To top it off, many of my favorite family traditions are gone, since most of the family are gone, or at least the many of the ones I associate with holiday gatherings. The Matriarchs and Patriarchs all seem to be gone and nobody seems to take the lead at getting people together. Also, if my family is any sign, people seem like they'd generally rather be somewhere else, especially the younger ones who spend most of the time texting or ignoring everyone. I love technology, but it seems to have bred a growing apathy toward togetherness. And everyone is always exhausted because it is the mandate of parents these days to enroll every kid in 20 different activities such as Christmas plays, winter lacrosse, or whatever trendy 6 year old do these days. Whatever. I bet the next generation won't even care that the Rankin-Bass Rudolph the Red-nosed Reindeer is on Blu-ray. I don't know, something just isn't there anymore. do I need kids to appreciate Christmas now?

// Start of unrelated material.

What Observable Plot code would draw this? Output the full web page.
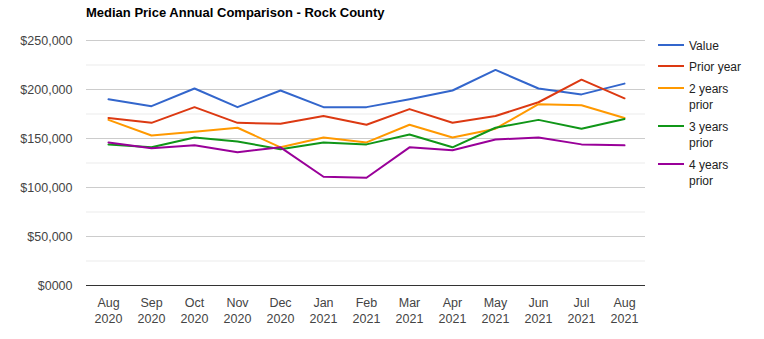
<!DOCTYPE html>
<html>
<head>
<meta charset="utf-8">
<script src="https://cdn.jsdelivr.net/npm/d3@7"></script>
<script src="https://cdn.jsdelivr.net/npm/@observablehq/plot@0.6"></script>
<style>
  html, body { margin: 0; padding: 0; background: #fff; }
  #wrap { position: relative; width: 764px; height: 339px; font-family: Arial, "Liberation Sans", sans-serif; }
  #title { position: absolute; left: 86px; top: 5px; font-size: 13px; font-weight: bold; line-height: 16px; color: #000; }
  .leg { position: absolute; left: 658px; font-size: 12px; line-height: 16px; color: #222; }
  .leg .sw { position: absolute; left: 0; top: 6px; width: 26px; height: 2px; }
  .leg .tx { position: absolute; left: 31px; top: 0; white-space: nowrap; }
  #chart svg { position: absolute; left: 0; top: 0; }
</style>
</head>
<body>
<div id="wrap">
  <div id="chart"></div>
  <div id="title">Median Price Annual Comparison - Rock County</div>
  <div id="legend"></div>
</div>
<script>
const months = ["Aug 2020","Sep 2020","Oct 2020","Nov 2020","Dec 2020","Jan 2021","Feb 2021","Mar 2021","Apr 2021","May 2021","Jun 2021","Jul 2021","Aug 2021"];
const seriesNames = ["Value","Prior year","2 years prior","3 years prior","4 years prior"];
const seriesColors = ["#3366cc","#dc3912","#ff9900","#109618","#990099"];
const value      = [190000,183000,201000,182000,199000,182000,182000,190000,199000,220000,201000,195000,206000];
const priorYear  = [171000,166000,182000,166000,165000,173000,164000,180000,166000,173000,187000,210000,191000];
const twoYears   = [169000,153000,157000,161000,141000,151000,146000,164000,151000,160000,185000,184000,171000];
const threeYears = [144000,141000,151000,147000,139000,146000,144000,154000,141000,161000,169000,160000,170000];
const fourYears  = [146000,140000,143000,136000,141000,111000,110000,141000,138000,149000,151000,144000,143000];
const yTicks = [0,50000,100000,150000,200000,250000];
const yMinor = [25000,75000,125000,175000,225000];
const yTickLabels = ["$0000","$50,000","$100,000","$150,000","$200,000","$250,000"];

const allSeries = [value, priorYear, twoYears, threeYears, fourYears];
const rows = [];
allSeries.forEach((arr, si) => arr.forEach((v, i) => rows.push({month: months[i], series: seriesNames[si], value: v})));

const chart = Plot.plot({
  width: 764,
  height: 339,
  marginLeft: 86,
  marginRight: 119,
  marginTop: 40,
  marginBottom: 54,
  style: {fontFamily: "Arial, 'Liberation Sans', sans-serif", fontSize: "12px", background: "#fff"},
  x: {type: "point", domain: months, padding: 0.5},
  y: {domain: [0, 250000]},
  color: {domain: seriesNames, range: seriesColors},
  marks: [
    Plot.ruleY(yMinor, {stroke: "#ebebeb", strokeWidth: 1}),
    Plot.ruleY(yTicks.filter(d => d > 0), {stroke: "#cccccc", strokeWidth: 1}),
    Plot.lineY(rows, {x: "month", y: "value", z: "series", stroke: "series", strokeWidth: 2}),
    Plot.ruleY([0], {stroke: "#333", strokeWidth: 1}),
    Plot.axisY({ticks: yTicks, tickFormat: d => yTickLabels[yTicks.indexOf(d)], tickSize: 0, tickPadding: 14, fill: "#444", fontSize: 12.5, label: null}),
    Plot.axisX({tickSize: 0, tickPadding: 10, tickFormat: d => d.replace(" ", "\n"), fill: "#444", fontSize: 12.5, lineHeight: 1.3, label: null})
  ]
});
document.getElementById("chart").appendChild(chart);

const legTops = [38, 59.3, 80.6, 119, 157.3];
const leg = document.getElementById("legend");
seriesNames.forEach((name, i) => {
  const d = document.createElement("div");
  d.className = "leg";
  d.style.top = legTops[i] + "px";
  const sw = document.createElement("div");
  sw.className = "sw";
  sw.style.background = seriesColors[i];
  const tx = document.createElement("div");
  tx.className = "tx";
  tx.innerHTML = name.includes("years") ? name.replace(" prior", "<br>prior") : name;
  d.appendChild(sw); d.appendChild(tx);
  leg.appendChild(d);
});
</script>
</body>
</html>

I can't tell if people with kids are having more fun or not.
At least Clark tried!
Well, I'm off to enjoy Christmas the only way I know how anymore...imbibing massive amounts of alcohol. The Elves are paging me to get my ass to the store and pick up some more booze and head over to their place. Maybe if one of the girl elves gets drunk enough, I'll have a Merry Christmas after all.
I really wanted to come up with a good double-entendre for that but fuck it...which ironically is what I'm hoping to do.